Find the rock and crouch by it, and you'll hear a low-pitched sound effect. To proceed further, you need to be savvy enough to record the sound and paste it into some goddamn sound editing software, slowing it down and adjusting the pitch until you hear song lyrics. If the Germans encrypted their messages this well, we'd still be fighting World War II.
"Sarge, we need cover fire!"
"Be right there. I just gotta open Pro Tools for a second."
Next, you have to figure out that the cryptic clue from earlier was prompting you to assign an alphanumerical value to the letters of these lyrics and do a complex math equation. Working this out will give you a code, which you can punch into the keypad from earlier, and then the lantern will give you another Morse code message that tells you how to visit yet another map and claim your prize.

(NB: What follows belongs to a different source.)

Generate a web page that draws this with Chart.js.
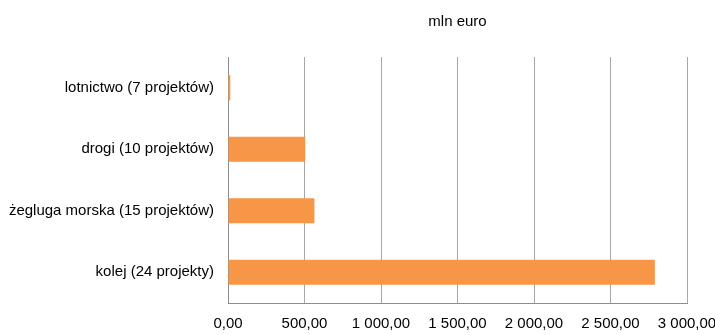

That prize is a new outfit for your character that is otherwise only available to employees of the developer, DICE LA.
Even getting a real one mailed to you wouldn't have made this worth it.
So you can do all that, or you can simply get a job at DICE, which is probably much less difficult and time-consuming.
4Halo 3 Makes You Literally Jump Through Hoops To Unlock Crazy Dialogue
Collecting human skulls in Halo 3 lets you customize certain elements of the game, like disabling checkpoints, changing the enemies' AI, or really freaking out your neighbors with your weirdo hobby. And the most well-hidden skull unlocks the most important feature: making all the characters spew witty dialogue like you're in a Joss Whedon movie.
It's called the "IWHBYD skull," which stands for "I would have been your daddy (but a dog beat me over the fence)." That's the kind of trash talk you can expect from every other scene in the game after you unlock it. But sick burns do not come easy: The skull is found at the end of Mission 7, which is by far the longest level in the game, and you're not allowed to cheat by starting the mission partway through or on easy difficulty. At the end of the level, you arrive in a corridor with holograms of the game's titular halos. After an action sequence, everyone in the room suddenly tries to kill the shit out of you, and the story compels you to retreat from the corridor.
But you shouldn't do that. Instead, you're supposed to jump through those halos like a trained poodle, but not in just any order. Each halo plays a musical note when you leap through it, and your goal is to memorize the sound that each ring makes so that eventually you can jump through them in the correct order to recreate the Halo theme song.
Should you accomplish this, the IWHBYD Skull appears at the end of the hallway, and your reward is that the game is now packed full of wacky dialogue, like aliens promising to "be the bottom" if you spare their life.
It's like the most desperate Grindr profile bio ever created.